Keywords: Promulgation of Law, Natural Justice, Opium Act, Retrospective Law, Publication of Law, Legislative Validity
B) CASE DETAILS
i) Judgement Cause Title:
Harla v. State of Rajasthan
ii) Case Number:
Criminal Appeal No. 5 of 1951
iii) Judgement Date:
24th September 1951
iv) Court:
Supreme Court of India
v) Quorum:
Justice Mehr Chand Mahajan, Justice Vivian Bose
vi) Author:
Justice Vivian Bose
vii) Citation:
1952 SCR 110
viii) Legal Provisions Involved:
-
Section 3(b) of the Jaipur Laws Act, 1923
-
Jaipur Opium Act, 1923
-
Principles of Natural Justice
ix) Judgments overruled by the Case (if any):
None
x) Case is Related to which Law Subjects:
Constitutional Law, Criminal Law, Administrative Law, Legal Theory
C) INTRODUCTION AND BACKGROUND OF JUDGEMENT
The case arose in the aftermath of a minor criminal conviction for possession of opium under the Jaipur Opium Act, 1923. The Act, although passed by the Council of Ministers during the minority of the Maharaja of Jaipur, was never published in the Official Gazette nor brought into public knowledge.
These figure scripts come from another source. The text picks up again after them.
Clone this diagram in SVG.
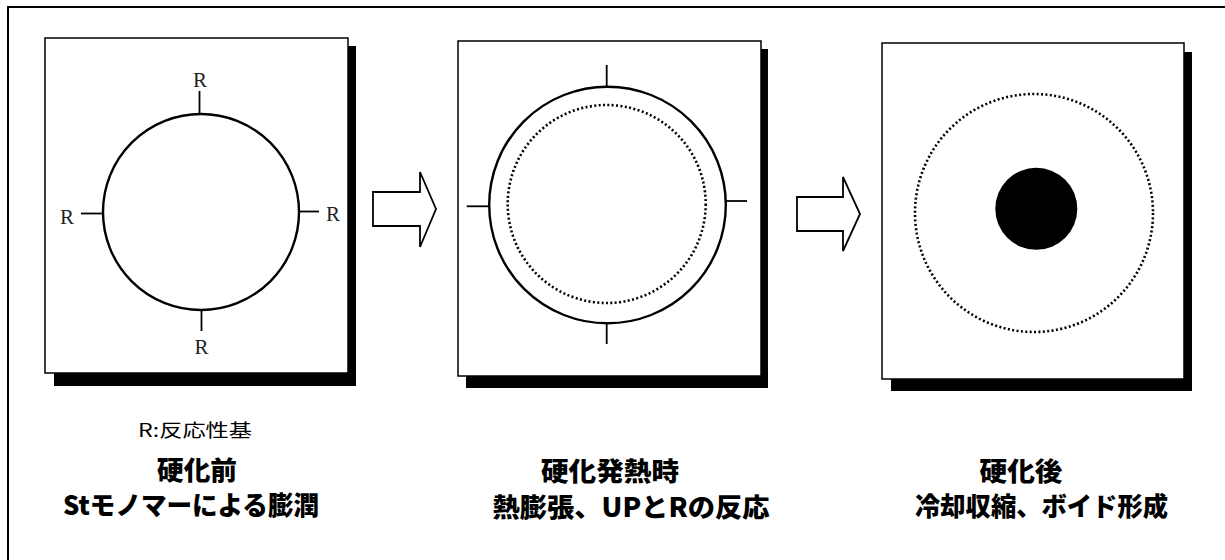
<svg xmlns="http://www.w3.org/2000/svg" width="1225" height="560" viewBox="0 0 1225 560">
<defs>
<style>
.frame{fill:none;stroke:#000;stroke-width:2}
.panel{fill:#fff;stroke:#000;stroke-width:1.5}
.shadow{fill:#000;stroke:none}
.solid{fill:none;stroke:#000;stroke-width:2.4}
.dot{fill:none;stroke:#000;stroke-width:2.6;stroke-dasharray:2 2.4}
.tick{stroke:#000;stroke-width:1.8;fill:none}
.arrow{fill:#fff;stroke:#000;stroke-width:1.8;stroke-linejoin:miter}
.r{font-family:"Liberation Serif","DejaVu Serif",serif;font-size:21px;fill:#222;text-anchor:middle}
.t{font-family:"Noto Sans CJK JP","Noto Sans",sans-serif;font-weight:900;font-size:26px;fill:#000;text-anchor:middle}
.s{font-family:"Noto Sans CJK JP","Noto Sans",sans-serif;font-size:18px;fill:#000;text-anchor:middle}
</style>
</defs>
<rect class="frame" x="8" y="7" width="1240" height="580"/>

<g id="panel1">
<rect class="shadow" x="54" y="46" width="302" height="340"/>
<rect class="panel" x="45" y="38" width="303" height="335"/>
<circle class="solid" cx="201" cy="212" r="98"/>
<line class="tick" x1="199.5" y1="91" x2="199.5" y2="114"/>
<line class="tick" x1="81" y1="213.5" x2="103" y2="213.5"/>
<line class="tick" x1="299" y1="211.5" x2="319" y2="211.5"/>
<line class="tick" x1="201.5" y1="310" x2="201.5" y2="331"/>
<text class="r" x="200" y="87">R</text>
<text class="r" x="67" y="224">R</text>
<text class="r" x="333" y="221">R</text>
<text class="r" x="201.5" y="354">R</text>
</g>

<g id="panel2">
<rect class="shadow" x="466" y="49" width="302" height="339"/>
<rect class="panel" x="458" y="41" width="303" height="335"/>
<circle class="solid" cx="607.5" cy="205" r="118.3"/>
<circle class="dot" cx="606.7" cy="204" r="99"/>
<line class="tick" x1="606.7" y1="65" x2="606.7" y2="86"/>
<line class="tick" x1="606.7" y1="323" x2="606.7" y2="344"/>
<line class="tick" x1="466.7" y1="206.3" x2="489" y2="206.3"/>
<line class="tick" x1="726" y1="201" x2="747" y2="201"/>
</g>

<g id="panel3">
<rect class="shadow" x="891" y="52" width="301" height="339"/>
<rect class="panel" x="882" y="43" width="302" height="336"/>
<circle class="dot" cx="1034" cy="213" r="119"/>
<circle cx="1036.3" cy="208.8" r="41" fill="#000"/>
</g>

<g id="connectors">
<polygon class="arrow" points="373,192 420,192 420,172 436,209 420,247 420,226 373,226"/>
<polygon class="arrow" points="797,197 843,197 843,177 860,214 843,251 843,231 797,231"/>
</g>

<g id="labels">
<text class="s" x="195" y="437" textLength="114" lengthAdjust="spacingAndGlyphs">R:反応性基</text>
<text class="t" x="197" y="480" textLength="80" lengthAdjust="spacingAndGlyphs">硬化前</text>
<text class="t" x="191" y="515" textLength="256" lengthAdjust="spacingAndGlyphs">Stモノマーによる膨潤</text>
<text class="t" x="610" y="481" textLength="138" lengthAdjust="spacingAndGlyphs">硬化発熱時</text>
<text class="t" x="631" y="517" textLength="277" lengthAdjust="spacingAndGlyphs">熱膨張、UPとRの反応</text>
<text class="t" x="1021" y="481" textLength="83" lengthAdjust="spacingAndGlyphs">硬化後</text>
<text class="t" x="1041.5" y="516" textLength="253" lengthAdjust="spacingAndGlyphs">冷却収縮、ボイド形成</text>
</g>
</svg>
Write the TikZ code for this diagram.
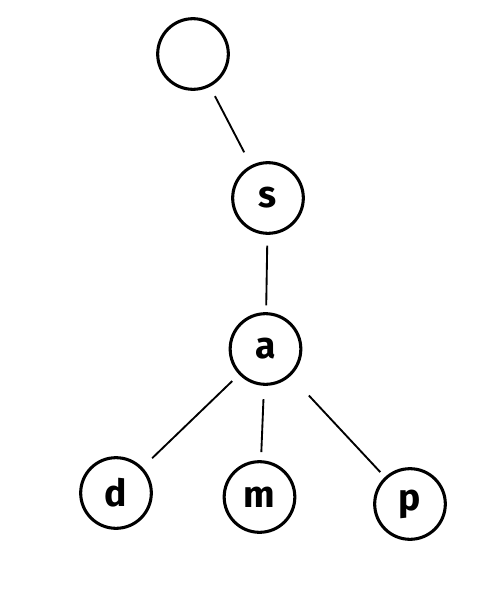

The accused challenged the validity of the law itself, asserting it lacked legal force as it was never promulgated. The High Court at Rajasthan granted special leave, recognizing the constitutional implications of the issue. The Supreme Court was called upon to determine whether a law not promulgated or published could bind the subjects of the State, thus raising the doctrine of jus cogens in public law, resting on the bedrock of natural justice[1].
D) FACTS OF THE CASE
The Council of Ministers of Jaipur State, appointed by the Crown Representative after the demise of the reigning Maharaja, passed a resolution in December 1923 enacting the Jaipur Opium Act. However, no notification or publication in the official gazette followed this resolution. The Jaipur Laws Act, 1923 came into force on 1st November 1924 and required all future laws to be published in the Gazette to gain validity under Section 3(b). Notably, the Jaipur Opium Act was never published even after this date. In 1938, the law was amended retroactively stating it shall be deemed in force from 1st September 1924, yet this change was also unpublished. The accused, Harla, was convicted under this Act in 1948 and fined ₹50. The Supreme Court, while recognizing the triviality of the fine, took the constitutional question seriously as it struck at the root of legal enforceability[2].
E) LEGAL ISSUES RAISED
i) Whether a law can be held binding and enforceable in absence of any promulgation or publication?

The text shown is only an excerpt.